"Sexual complementariness"? "Child-centric"?
These concepts form the basis of the arguments our lawyers intend to raise should the Supreme Court decide to review two lower court’s findings that Utah’s ban on same sex marriage is unconstitutional ("Utah’s gay marriage case is on the way to high court," Tribune, Aug. 6).
But what, gentlemen of the bar, do these phrases mean?
I, like authors Burke, Tolman and Mackay ("Supreme Court must affirm right for all to marry," Aug. 10), concluded that "sexual complementariness" was not about the fit of organs during sexual congress, nor post-coital kudos. But, unlike them, I thought it might be a restatement of the position that opposite-sex couples make better parents than same-sex couples, a notion that research has consistently proven false.

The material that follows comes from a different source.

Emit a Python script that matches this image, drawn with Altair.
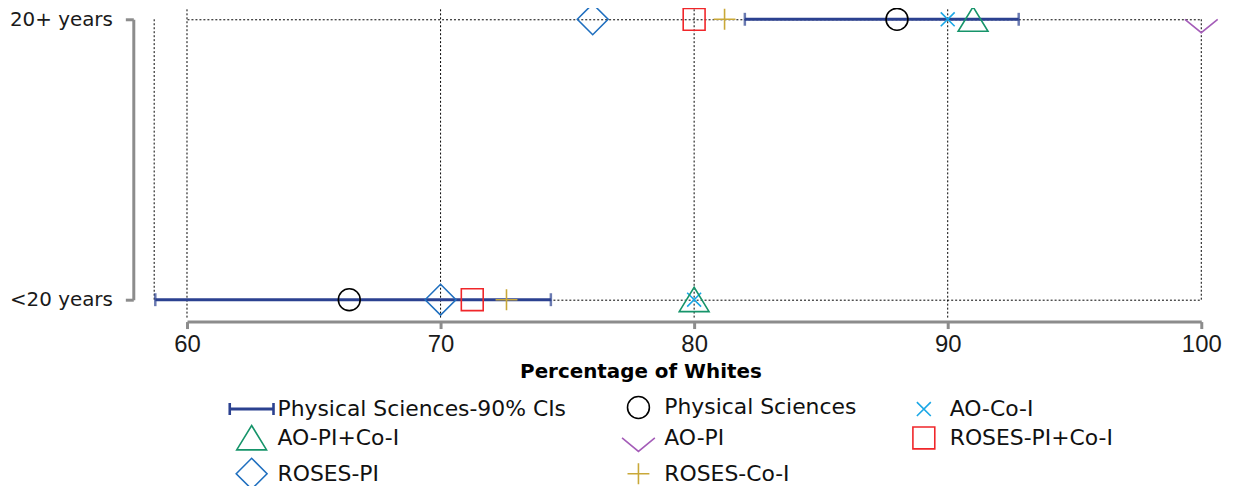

The "child-centric" argument seems based on the premise that Utah is unique among states in its emphasis on the welfare of children, but if that were true, our legislators would surely have found a way by now to properly fund our cellar-dwelling educational system, and our governor would not be withholding the benefits of Obamacare from many of our lower-income families.
So, how about it, gents? A primer would be helpful, in plain English please, explaining the arguments you are making on our behalf; so far your strategies seem somewhat inaccessible or deficient or both.